------ GIVEN DATA ------

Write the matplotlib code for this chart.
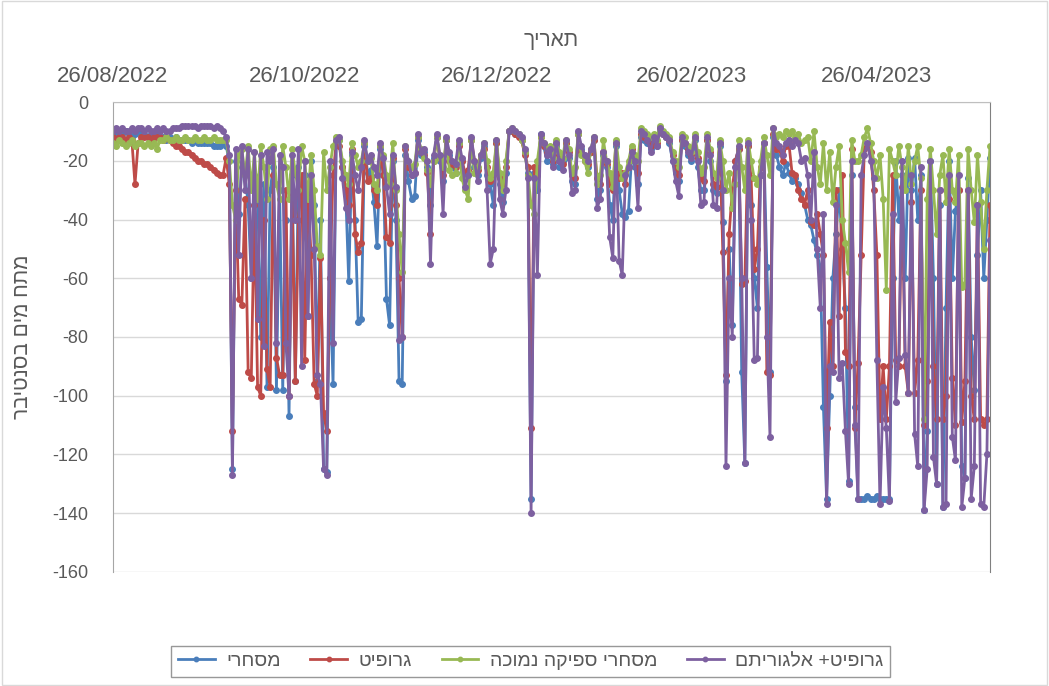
import matplotlib
matplotlib.use('Agg')
import matplotlib.pyplot as plt
import matplotlib.dates as mdates
import pandas as pd

plt.rcParams['font.family'] = ['Liberation Sans', 'DejaVu Sans']
plt.rcParams['axes.unicode_minus'] = False

# daily readings, 26/08/2022 .. 01/06/2023
dates = pd.date_range('2022-08-26', periods=280, freq='D')

# מסחרי
commercial = [
    -11, -11, -12, -11, -10, -11, -12, -11, -10, -11,
    -11, -12, -11, -12, -11, -12, -12, -13, -12, -13,
    -12, -13, -13, -13, -13, -14, -13, -14, -14, -14,
    -14, -14, -15, -15, -15, -14, -15, -20, -125, -20,
    -38, -22, -25, -35, -60, -25, -30, -80, -28, -97,
    -30, -22, -98, -30, -98, -40, -107, -25, -95, -22,
    -30, -25, -73, -20, -35, -95, -40, -125, -126, -60,
    -96, -14, -13, -22, -30, -61, -18, -40, -75, -74,
    -15, -24, -23, -34, -49, -16, -25, -67, -76, -20,
    -40, -95, -96, -18, -27, -33, -32, -13, -18, -17,
    -22, -35, -19, -12, -20, -27, -13, -18, -22, -24,
    -14, -20, -26, -25, -13, -22, -25, -19, -15, -25,
    -28, -35, -14, -28, -34, -24, -10, -10, -11, -11,
    -13, -17, -24, -135, -24, -30, -11, -15, -20, -17,
    -21, -15, -22, -20, -14, -19, -27, -28, -11, -16,
    -19, -22, -17, -13, -33, -30, -18, -22, -35, -40,
    -15, -30, -38, -39, -37, -18, -22, -28, -12, -13,
    -14, -16, -13, -15, -10, -11, -12, -14, -20, -24,
    -27, -13, -15, -18, -20, -13, -22, -30, -30, -13,
    -20, -30, -31, -15, -41, -95, -50, -76, -20, -16,
    -92, -123, -15, -35, -60, -70, -25, -14, -56, -92,
    -12, -18, -22, -25, -21, -24, -27, -26, -28, -31,
    -35, -40, -42, -47, -52, -56, -104, -135, -100, -60,
    -45, -30, -50, -70, -129, -25, -104, -135, -135, -135,
    -134, -135, -135, -134, -135, -135, -135, -135, -60, -20,
    -40, -25, -60, -19, -30, -19, -40, -25, -139, -112,
    -20, -60, -130, -35, -138, -70, -20, -60, -37, -30,
    -124, -128, -26, -80, -98, -52, -30, -60, -40, -19,
]

# גרופיט
graphite = [
    -12, -13, -12, -12, -13, -12, -13, -28, -14, -12,
    -12, -12, -13, -12, -12, -12, -13, -12, -13, -14,
    -15, -15, -16, -17, -17, -18, -19, -20, -20, -21,
    -21, -22, -23, -24, -25, -25, -19, -28, -112, -30,
    -67, -69, -33, -92, -94, -35, -97, -100, -40, -91,
    -97, -25, -87, -93, -93, -30, -100, -32, -95, -40,
    -25, -88, -30, -52, -96, -100, -53, -106, -112, -60,
    -25, -14, -15, -22, -30, -35, -16, -45, -51, -48,
    -14, -27, -26, -30, -35, -15, -25, -46, -48, -19,
    -35, -60, -80, -16, -22, -25, -24, -12, -17, -18,
    -24, -45, -20, -12, -19, -25, -13, -20, -21, -22,
    -15, -20, -24, -23, -13, -20, -23, -18, -16, -22,
    -27, -25, -14, -26, -28, -22, -10, -10, -11, -12,
    -13, -18, -22, -111, -22, -25, -12, -15, -17, -16,
    -20, -14, -18, -21, -14, -17, -25, -26, -11, -17,
    -20, -21, -17, -13, -26, -28, -17, -21, -28, -30,
    -14, -26, -24, -28, -22, -16, -20, -24, -11, -12,
    -13, -15, -12, -14, -9, -11, -12, -13, -18, -22,
    -25, -13, -14, -16, -18, -12, -19, -26, -27, -13,
    -17, -28, -29, -14, -51, -93, -45, -30, -20, -16,
    -62, -61, -15, -26, -57, -50, -22, -14, -92, -93,
    -11, -16, -16, -20, -15, -14, -24, -25, -30, -33,
    -35, -30, -41, -42, -38, -45, -52, -111, -75, -90,
    -30, -73, -25, -85, -90, -16, -111, -89, -52, -16,
    -15, -17, -30, -52, -108, -90, -108, -90, -25, -88,
    -90, -29, -90, -99, -34, -99, -88, -30, -110, -95,
    -28, -90, -108, -30, -108, -100, -33, -94, -110, -30,
    -109, -95, -30, -100, -108, -35, -108, -110, -108, -35,
]

# מסחרי ספיקה נמוכה
low_flow = [
    -14, -15, -13, -14, -15, -14, -13, -15, -14, -14,
    -15, -14, -15, -14, -16, -13, -13, -12, -13, -13,
    -12, -13, -13, -12, -13, -13, -12, -13, -13, -12,
    -13, -13, -12, -13, -13, -13, -13, -20, -35, -40,
    -18, -16, -25, -15, -30, -17, -33, -15, -22, -33,
    -16, -15, -28, -33, -15, -22, -33, -16, -24, -30,
    -15, -20, -33, -18, -30, -49, -52, -17, -30, -22,
    -15, -12, -13, -20, -25, -28, -14, -18, -22, -20,
    -14, -20, -19, -28, -30, -15, -18, -25, -28, -14,
    -30, -45, -58, -15, -20, -22, -21, -12, -16, -19,
    -23, -28, -20, -12, -19, -22, -13, -23, -25, -24,
    -14, -26, -30, -33, -13, -24, -22, -18, -14, -20,
    -26, -24, -13, -24, -30, -20, -10, -9, -10, -11,
    -13, -17, -25, -35, -38, -20, -12, -14, -16, -15,
    -19, -13, -17, -19, -13, -16, -24, -22, -11, -18,
    -20, -24, -16, -12, -28, -25, -13, -20, -24, -29,
    -13, -22, -26, -24, -20, -15, -18, -20, -9, -10,
    -11, -12, -11, -13, -8, -10, -11, -12, -17, -20,
    -22, -11, -12, -15, -17, -11, -17, -24, -22, -11,
    -16, -24, -26, -13, -20, -30, -24, -36, -28, -13,
    -22, -30, -13, -20, -26, -28, -20, -12, -18, -25,
    -9, -12, -11, -12, -10, -11, -10, -12, -11, -14,
    -13, -12, -20, -10, -22, -28, -14, -30, -17, -34,
    -22, -15, -40, -48, -58, -13, -20, -20, -18, -12,
    -9, -14, -20, -26, -18, -33, -64, -16, -20, -25,
    -15, -22, -30, -15, -28, -20, -15, -26, -108, -33,
    -16, -30, -45, -25, -18, -34, -16, -30, -34, -18,
    -63, -62, -16, -30, -41, -18, -34, -50, -30, -15,
]

# גרופיט+ אלגוריתם
graphite_algo = [
    -10, -9, -10, -9, -10, -10, -9, -10, -9, -9,
    -10, -9, -10, -10, -9, -10, -9, -10, -10, -9,
    -9, -9, -8, -8, -8, -8, -8, -9, -8, -8,
    -8, -8, -9, -8, -9, -10, -12, -18, -127, -16,
    -52, -15, -30, -16, -60, -17, -74, -18, -83, -17,
    -20, -16, -82, -18, -22, -82, -100, -18, -40, -16,
    -90, -20, -73, -25, -50, -93, -96, -125, -127, -20,
    -82, -13, -12, -26, -36, -40, -17, -25, -30, -22,
    -13, -20, -18, -22, -25, -14, -19, -29, -38, -18,
    -29, -81, -80, -15, -20, -25, -24, -11, -17, -16,
    -20, -55, -18, -11, -18, -38, -12, -17, -20, -21,
    -13, -19, -29, -25, -12, -20, -27, -18, -14, -30,
    -55, -50, -13, -33, -38, -30, -10, -9, -10, -11,
    -12, -16, -26, -140, -26, -59, -11, -14, -18, -16,
    -22, -14, -20, -23, -13, -18, -31, -30, -10, -15,
    -18, -20, -16, -12, -36, -33, -17, -20, -46, -53,
    -14, -54, -59, -25, -22, -17, -20, -36, -10, -11,
    -13, -17, -12, -15, -9, -11, -12, -13, -20, -27,
    -32, -12, -14, -17, -19, -12, -20, -35, -34, -12,
    -18, -35, -36, -14, -30, -124, -60, -80, -22, -15,
    -60, -123, -14, -40, -88, -87, -25, -14, -80, -114,
    -9, -14, -15, -18, -14, -13, -15, -13, -14, -20,
    -19, -25, -40, -17, -50, -70, -38, -137, -90, -92,
    -35, -94, -89, -112, -130, -20, -110, -135, -25, -18,
    -14, -20, -26, -88, -137, -97, -111, -136, -38, -102,
    -87, -20, -86, -99, -25, -113, -124, -22, -139, -125,
    -20, -121, -130, -30, -138, -137, -25, -114, -122, -25,
    -138, -128, -30, -135, -124, -35, -137, -138, -120, -47,
]

series_names = ['מסחרי', 'גרופיט', 'מסחרי ספיקה נמוכה', 'גרופיט+ אלגוריתם']
series_colors = ['#4A7EBB', '#BE4B48', '#98B954', '#7D60A0']
tick_dates = ['2022-08-26', '2022-10-26', '2022-12-26', '2023-02-26', '2023-04-26']
x_title = 'תאריך'
y_title = 'מתח מים בסנטיבר'

txt = '#595959'

fig = plt.figure(figsize=(10.49, 6.86), dpi=100)
ax = fig.add_axes([0.1077, 0.1662, 0.8361, 0.6851])

for vals, name, col in zip([commercial, graphite, low_flow, graphite_algo], series_names, series_colors):
    # hebrew is drawn left-to-right by matplotlib, so reverse it for display
    ax.plot(dates, vals, color=col, lw=2, marker='o', markersize=4, label=name[::-1])

ax.set_ylim(-160, 0)
ax.set_yticks(range(-160, 1, 20))
ax.set_xlim(pd.Timestamp('2022-08-26'), pd.Timestamp('2023-06-01'))
ax.set_xticks(pd.to_datetime(tick_dates))
ax.xaxis.set_major_formatter(mdates.DateFormatter('%d/%m/%Y'))
ax.xaxis.tick_top()
ax.xaxis.set_label_position('top')
ax.tick_params(axis='both', length=0, colors=txt)
ax.tick_params(axis='x', labelsize=16, pad=11)
ax.tick_params(axis='y', labelsize=13, pad=18)

ax.grid(axis='y', color='#d9d9d9', lw=1)
ax.set_axisbelow(True)
ax.spines['top'].set_color('#bfbfbf')
ax.spines['left'].set_color('#a6a6a6')
ax.spines['right'].set_color('#808080')
ax.spines['right'].set_linewidth(0.8)
ax.spines['bottom'].set_visible(False)

ax.set_xlabel(x_title[::-1], fontsize=15, color=txt, labelpad=14)
ax.set_ylabel(y_title[::-1], fontsize=15, color=txt, labelpad=14)

leg = fig.legend(loc='center', bbox_to_anchor=(0.506, 0.036), ncol=4, fontsize=14,
                 frameon=True, fancybox=False, handlelength=1.9, handletextpad=0.6,
                 columnspacing=1.5, borderpad=0.35, markerscale=0.8)
leg.get_frame().set_edgecolor('#7f7f7f')
leg.get_frame().set_linewidth(1)
for t in leg.get_texts():
    t.set_color(txt)

fig.patches.append(plt.Rectangle((0.002, 0.002), 0.996, 0.996, transform=fig.transFigure,
                                 fill=False, edgecolor='#d9d9d9', lw=1))

fig.savefig('out.png', dpi=100)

------

**DESCRIPTION OF THE TASK**
Scan the material above and determine how many lines include the word "matplotlib"; report only the number.

**WRITTEN RESPONSE**
6